▶ Task objective: Nothing in the data should change when you return it, but leave the pictures out.

━━━━━━━━━━

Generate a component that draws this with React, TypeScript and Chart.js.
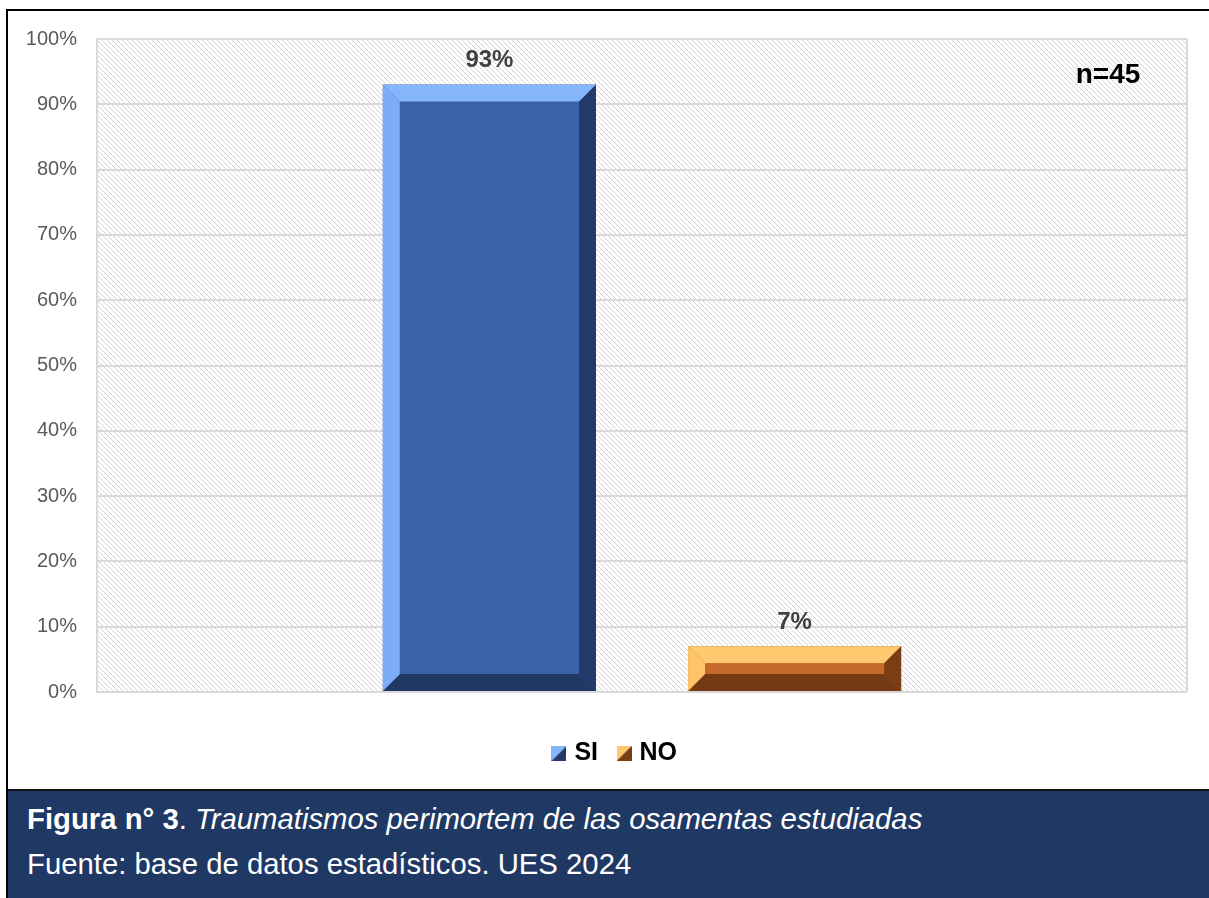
import React, { useEffect, useRef } from 'react';
import { Chart, registerables } from 'chart.js';

Chart.register(...registerables);

// ---- data ----
const categories: string[] = [''];
const seriesNames: string[] = ['SI', 'NO'];
const siValues: number[] = [93];
const noValues: number[] = [7];
const yTickValues: number[] = [0, 10, 20, 30, 40, 50, 60, 70, 80, 90, 100];
const sampleLabel = 'n=45';
const captionBold = 'Figura n° 3';
const captionItalic = 'Traumatismos perimortem de las osamentas estudiadas';
const sourceText = 'Fuente: base de datos estadísticos. UES 2024';

const palettes = [
  { face: '#3A62A6', top: '#85B5FB', left: '#7DAEF5', right: '#22396A', bottom: '#203864' },
  { face: '#C5692A', top: '#FFC970', left: '#FDC46A', right: '#7A3E15', bottom: '#743A14' },
];

const FONT = '"Liberation Sans", Arial, Helvetica, sans-serif';

function poly(ctx: CanvasRenderingContext2D, pts: number[][], color: string) {
  ctx.beginPath();
  ctx.moveTo(pts[0][0], pts[0][1]);
  for (let i = 1; i < pts.length; i++) ctx.lineTo(pts[i][0], pts[i][1]);
  ctx.closePath();
  ctx.fillStyle = color;
  ctx.fill();
}

function makeIcon(p: { top: string; right: string }) {
  const c = document.createElement('canvas');
  c.width = 15;
  c.height = 15;
  const g = c.getContext('2d')!;
  poly(g, [[0, 0], [15, 0], [0, 15]], p.top);
  poly(g, [[15, 0], [15, 15], [0, 15]], p.right);
  return c;
}

export default function App() {
  const ref = useRef<HTMLCanvasElement | null>(null);

  useEffect(() => {
    if (!ref.current) return;
    const tile = document.createElement('canvas');
    tile.width = 5;
    tile.height = 5;
    const tctx = tile.getContext('2d')!;
    tctx.fillStyle = '#ffffff';
    tctx.fillRect(0, 0, 5, 5);
    tctx.fillStyle = '#D2D2D2';
    for (let i = 0; i < 5; i++) tctx.fillRect(i, i, 1, 1);
    const icons = palettes.map(makeIcon);

    const decor = {
      id: 'decor',
      afterLayout(chart: any) {
        if (chart.legend) {
          chart.legend.left += 19;
          chart.legend.right += 19;
        }
      },
      beforeDraw(chart: any) {
        const { ctx, chartArea: a } = chart;
        const pat = ctx.createPattern(tile, 'repeat');
        ctx.save();
        ctx.fillStyle = pat;
        ctx.fillRect(a.left, a.top, a.right - a.left, a.bottom - a.top);
        ctx.restore();
      },
      beforeDatasetsDraw(chart: any) {
        const { ctx, chartArea: a } = chart;
        ctx.save();
        ctx.strokeStyle = '#D9D9D9';
        ctx.lineWidth = 2;
        ctx.beginPath();
        ctx.moveTo(a.right, a.top);
        ctx.lineTo(a.right, a.bottom);
        ctx.stroke();
        ctx.restore();
      },
      afterDatasetsDraw(chart: any) {
        const { ctx, chartArea: a } = chart;
        ctx.save();
        chart.data.datasets.forEach((ds: any, di: number) => {
          const meta = chart.getDatasetMeta(di);
          const p = palettes[di];
          meta.data.forEach((el: any, idx: number) => {
            const { x, y, base, width } = el.getProps(['x', 'y', 'base', 'width'], true);
            const l = x - width / 2;
            const r = x + width / 2;
            const t = Math.min(y, base);
            const bo = Math.max(y, base);
            const h = bo - t;
            const b = Math.min(17, h / 2, width / 2);
            ctx.fillStyle = p.face;
            ctx.fillRect(l, t, width, h);
            poly(ctx, [[l, t], [r, t], [r - b, t + b], [l + b, t + b]], p.top);
            poly(ctx, [[l, bo], [r, bo], [r - b, bo - b], [l + b, bo - b]], p.bottom);
            poly(ctx, [[l, t], [l + b, t + b], [l + b, bo - b], [l, bo]], p.left);
            poly(ctx, [[r, t], [r, bo], [r - b, bo - b], [r - b, t + b]], p.right);
            ctx.fillStyle = p.face;
            ctx.fillRect(l + b, t + b, width - 2 * b, h - 2 * b);
            ctx.font = `bold 24px ${FONT}`;
            ctx.fillStyle = '#404040';
            ctx.textAlign = 'center';
            ctx.textBaseline = 'middle';
            ctx.fillText(ds.data[idx] + '%', x, t - 24);
          });
        });
        ctx.font = `bold 28px ${FONT}`;
        ctx.fillStyle = '#000000';
        ctx.textAlign = 'center';
        ctx.textBaseline = 'middle';
        ctx.fillText(sampleLabel, a.right - 79, a.top + 36);
        ctx.restore();
      },
    };

    const chart = new Chart(ref.current, {
      type: 'bar',
      data: {
        labels: categories,
        datasets: [
          { label: seriesNames[0], data: siValues, backgroundColor: palettes[0].face },
          { label: seriesNames[1], data: noValues, backgroundColor: palettes[1].face },
        ],
      },
      options: {
        animation: false,
        responsive: false,
        events: [],
        layout: { padding: { left: 0, right: 22, top: 28, bottom: 13 } },
        datasets: {
          bar: { categoryPercentage: 0.56, barPercentage: 0.698 },
        } as any,
        scales: {
          x: {
            display: true,
            grid: { display: false },
            border: { display: false },
            ticks: { display: false },
            afterFit: (s: any) => {
              s.height = 26;
            },
          },
          y: {
            min: 0,
            max: 100,
            afterBuildTicks: (s: any) => {
              s.ticks = yTickValues.map((v) => ({ value: v }));
            },
            ticks: {
              callback: (v: any) => v + '%',
              color: '#595959',
              font: { family: FONT, size: 20 },
              padding: 8,
            },
            grid: {
              color: '#D9D9D9',
              lineWidth: 2,
              drawTicks: true,
              tickLength: 12,
              tickColor: 'rgba(0,0,0,0)',
            },
            border: { display: true, color: '#D9D9D9', width: 2 },
            afterFit: (s: any) => {
              s.width = 89;
            },
          },
        },
        plugins: {
          tooltip: { enabled: false },
          legend: {
            display: true,
            position: 'bottom',
            labels: {
              usePointStyle: true,
              pointStyleWidth: 6,
              padding: 23,
              color: '#000000',
              font: { family: FONT, size: 25, weight: 'bold' },
              generateLabels: (c: any) =>
                c.data.datasets.map((ds: any, i: number) => ({
                  text: ds.label,
                  pointStyle: icons[i],
                  fillStyle: palettes[i].face,
                  strokeStyle: 'rgba(0,0,0,0)',
                  lineWidth: 0,
                  hidden: false,
                  datasetIndex: i,
                  fontColor: '#000000',
                })),
            },
          },
        },
      },
      plugins: [decor],
    } as any);
    return () => chart.destroy();
  }, []);

  return (
    <div style={{ position: 'absolute', left: 0, top: 0, width: 1209, height: 898, background: '#fff', overflow: 'hidden', fontFamily: FONT }}>
      <div style={{ position: 'absolute', left: 6, top: 9, width: 1240, height: 800, borderLeft: '2px solid #000', borderTop: '2px solid #000', boxSizing: 'border-box' }} />
      <div style={{ position: 'absolute', left: 8, top: 11, width: 1201, height: 778 }}>
        <canvas ref={ref} width={1201} height={778} style={{ display: 'block', width: 1201, height: 778 }} />
      </div>
      <div style={{ position: 'absolute', left: 6, top: 789, width: 1240, height: 120, background: '#203864', borderLeft: '2px solid #000', borderTop: '2px solid #111', boxSizing: 'border-box' }}>
        <div style={{ position: 'absolute', left: 19, top: 11, color: '#fff', fontSize: 29.3, lineHeight: '34px', whiteSpace: 'nowrap' }}>
          <b>{captionBold}</b>. <i>{captionItalic}</i>
        </div>
        <div style={{ position: 'absolute', left: 19, top: 56, color: '#fff', fontSize: 29.3, lineHeight: '34px', whiteSpace: 'nowrap' }}>
          {sourceText}
        </div>
      </div>
    </div>
  );
}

━━━━━━━━━━

▶ Task result:
Generate a component that draws this with React, TypeScript and Chart.js.
import React, { useEffect, useRef } from 'react';
import { Chart, registerables } from 'chart.js';

Chart.register(...registerables);

// ---- data ----
const categories: string[] = [''];
const seriesNames: string[] = ['SI', 'NO'];
const siValues: number[] = [93];
const noValues: number[] = [7];
const yTickValues: number[] = [0, 10, 20, 30, 40, 50, 60, 70, 80, 90, 100];
const sampleLabel = 'n=45';
const captionBold = 'Figura n° 3';
const captionItalic = 'Traumatismos perimortem de las osamentas estudiadas';
const sourceText = 'Fuente: base de datos estadísticos. UES 2024';

const palettes = [
  { face: '#3A62A6', top: '#85B5FB', left: '#7DAEF5', right: '#22396A', bottom: '#203864' },
  { face: '#C5692A', top: '#FFC970', left: '#FDC46A', right: '#7A3E15', bottom: '#743A14' },
];

const FONT = '"Liberation Sans", Arial, Helvetica, sans-serif';

function poly(ctx: CanvasRenderingContext2D, pts: number[][], color: string) {
  ctx.beginPath();
  ctx.moveTo(pts[0][0], pts[0][1]);
  for (let i = 1; i < pts.length; i++) ctx.lineTo(pts[i][0], pts[i][1]);
  ctx.closePath();
  ctx.fillStyle = color;
  ctx.fill();
}

function makeIcon(p: { top: string; right: string }) {
  const c = document.createElement('canvas');
  c.width = 15;
  c.height = 15;
  const g = c.getContext('2d')!;
  poly(g, [[0, 0], [15, 0], [0, 15]], p.top);
  poly(g, [[15, 0], [15, 15], [0, 15]], p.right);
  return c;
}

export default function App() {
  const ref = useRef<HTMLCanvasElement | null>(null);

  useEffect(() => {
    if (!ref.current) return;
    const tile = document.createElement('canvas');
    tile.width = 5;
    tile.height = 5;
    const tctx = tile.getContext('2d')!;
    tctx.fillStyle = '#ffffff';
    tctx.fillRect(0, 0, 5, 5);
    tctx.fillStyle = '#D2D2D2';
    for (let i = 0; i < 5; i++) tctx.fillRect(i, i, 1, 1);
    const icons = palettes.map(makeIcon);

    const decor = {
      id: 'decor',
      afterLayout(chart: any) {
        if (chart.legend) {
          chart.legend.left += 19;
          chart.legend.right += 19;
        }
      },
      beforeDraw(chart: any) {
        const { ctx, chartArea: a } = chart;
        const pat = ctx.createPattern(tile, 'repeat');
        ctx.save();
        ctx.fillStyle = pat;
        ctx.fillRect(a.left, a.top, a.right - a.left, a.bottom - a.top);
        ctx.restore();
      },
      beforeDatasetsDraw(chart: any) {
        const { ctx, chartArea: a } = chart;
        ctx.save();
        ctx.strokeStyle = '#D9D9D9';
        ctx.lineWidth = 2;
        ctx.beginPath();
        ctx.moveTo(a.right, a.top);
        ctx.lineTo(a.right, a.bottom);
        ctx.stroke();
        ctx.restore();
      },
      afterDatasetsDraw(chart: any) {
        const { ctx, chartArea: a } = chart;
        ctx.save();
        chart.data.datasets.forEach((ds: any, di: number) => {
          const meta = chart.getDatasetMeta(di);
          const p = palettes[di];
          meta.data.forEach((el: any, idx: number) => {
            const { x, y, base, width } = el.getProps(['x', 'y', 'base', 'width'], true);
            const l = x - width / 2;
            const r = x + width / 2;
            const t = Math.min(y, base);
            const bo = Math.max(y, base);
            const h = bo - t;
            const b = Math.min(17, h / 2, width / 2);
            ctx.fillStyle = p.face;
            ctx.fillRect(l, t, width, h);
            poly(ctx, [[l, t], [r, t], [r - b, t + b], [l + b, t + b]], p.top);
            poly(ctx, [[l, bo], [r, bo], [r - b, bo - b], [l + b, bo - b]], p.bottom);
            poly(ctx, [[l, t], [l + b, t + b], [l + b, bo - b], [l, bo]], p.left);
            poly(ctx, [[r, t], [r, bo], [r - b, bo - b], [r - b, t + b]], p.right);
            ctx.fillStyle = p.face;
            ctx.fillRect(l + b, t + b, width - 2 * b, h - 2 * b);
            ctx.font = `bold 24px ${FONT}`;
            ctx.fillStyle = '#404040';
            ctx.textAlign = 'center';
            ctx.textBaseline = 'middle';
            ctx.fillText(ds.data[idx] + '%', x, t - 24);
          });
        });
        ctx.font = `bold 28px ${FONT}`;
        ctx.fillStyle = '#000000';
        ctx.textAlign = 'center';
        ctx.textBaseline = 'middle';
        ctx.fillText(sampleLabel, a.right - 79, a.top + 36);
        ctx.restore();
      },
    };

    const chart = new Chart(ref.current, {
      type: 'bar',
      data: {
        labels: categories,
        datasets: [
          { label: seriesNames[0], data: siValues, backgroundColor: palettes[0].face },
          { label: seriesNames[1], data: noValues, backgroundColor: palettes[1].face },
        ],
      },
      options: {
        animation: false,
        responsive: false,
        events: [],
        layout: { padding: { left: 0, right: 22, top: 28, bottom: 13 } },
        datasets: {
          bar: { categoryPercentage: 0.56, barPercentage: 0.698 },
        } as any,
        scales: {
          x: {
            display: true,
            grid: { display: false },
            border: { display: false },
            ticks: { display: false },
            afterFit: (s: any) => {
              s.height = 26;
            },
          },
          y: {
            min: 0,
            max: 100,
            afterBuildTicks: (s: any) => {
              s.ticks = yTickValues.map((v) => ({ value: v }));
            },
            ticks: {
              callback: (v: any) => v + '%',
              color: '#595959',
              font: { family: FONT, size: 20 },
              padding: 8,
            },
            grid: {
              color: '#D9D9D9',
              lineWidth: 2,
              drawTicks: true,
              tickLength: 12,
              tickColor: 'rgba(0,0,0,0)',
            },
            border: { display: true, color: '#D9D9D9', width: 2 },
            afterFit: (s: any) => {
              s.width = 89;
            },
          },
        },
        plugins: {
          tooltip: { enabled: false },
          legend: {
            display: true,
            position: 'bottom',
            labels: {
              usePointStyle: true,
              pointStyleWidth: 6,
              padding: 23,
              color: '#000000',
              font: { family: FONT, size: 25, weight: 'bold' },
              generateLabels: (c: any) =>
                c.data.datasets.map((ds: any, i: number) => ({
                  text: ds.label,
                  pointStyle: icons[i],
                  fillStyle: palettes[i].face,
                  strokeStyle: 'rgba(0,0,0,0)',
                  lineWidth: 0,
                  hidden: false,
                  datasetIndex: i,
                  fontColor: '#000000',
                })),
            },
          },
        },
      },
      plugins: [decor],
    } as any);
    return () => chart.destroy();
  }, []);

  return (
    <div style={{ position: 'absolute', left: 0, top: 0, width: 1209, height: 898, background: '#fff', overflow: 'hidden', fontFamily: FONT }}>
      <div style={{ position: 'absolute', left: 6, top: 9, width: 1240, height: 800, borderLeft: '2px solid #000', borderTop: '2px solid #000', boxSizing: 'border-box' }} />
      <div style={{ position: 'absolute', left: 8, top: 11, width: 1201, height: 778 }}>
        <canvas ref={ref} width={1201} height={778} style={{ display: 'block', width: 1201, height: 778 }} />
      </div>
      <div style={{ position: 'absolute', left: 6, top: 789, width: 1240, height: 120, background: '#203864', borderLeft: '2px solid #000', borderTop: '2px solid #111', boxSizing: 'border-box' }}>
        <div style={{ position: 'absolute', left: 19, top: 11, color: '#fff', fontSize: 29.3, lineHeight: '34px', whiteSpace: 'nowrap' }}>
          <b>{captionBold}</b>. <i>{captionItalic}</i>
        </div>
        <div style={{ position: 'absolute', left: 19, top: 56, color: '#fff', fontSize: 29.3, lineHeight: '34px', whiteSpace: 'nowrap' }}>
          {sourceText}
        </div>
      </div>
    </div>
  );
}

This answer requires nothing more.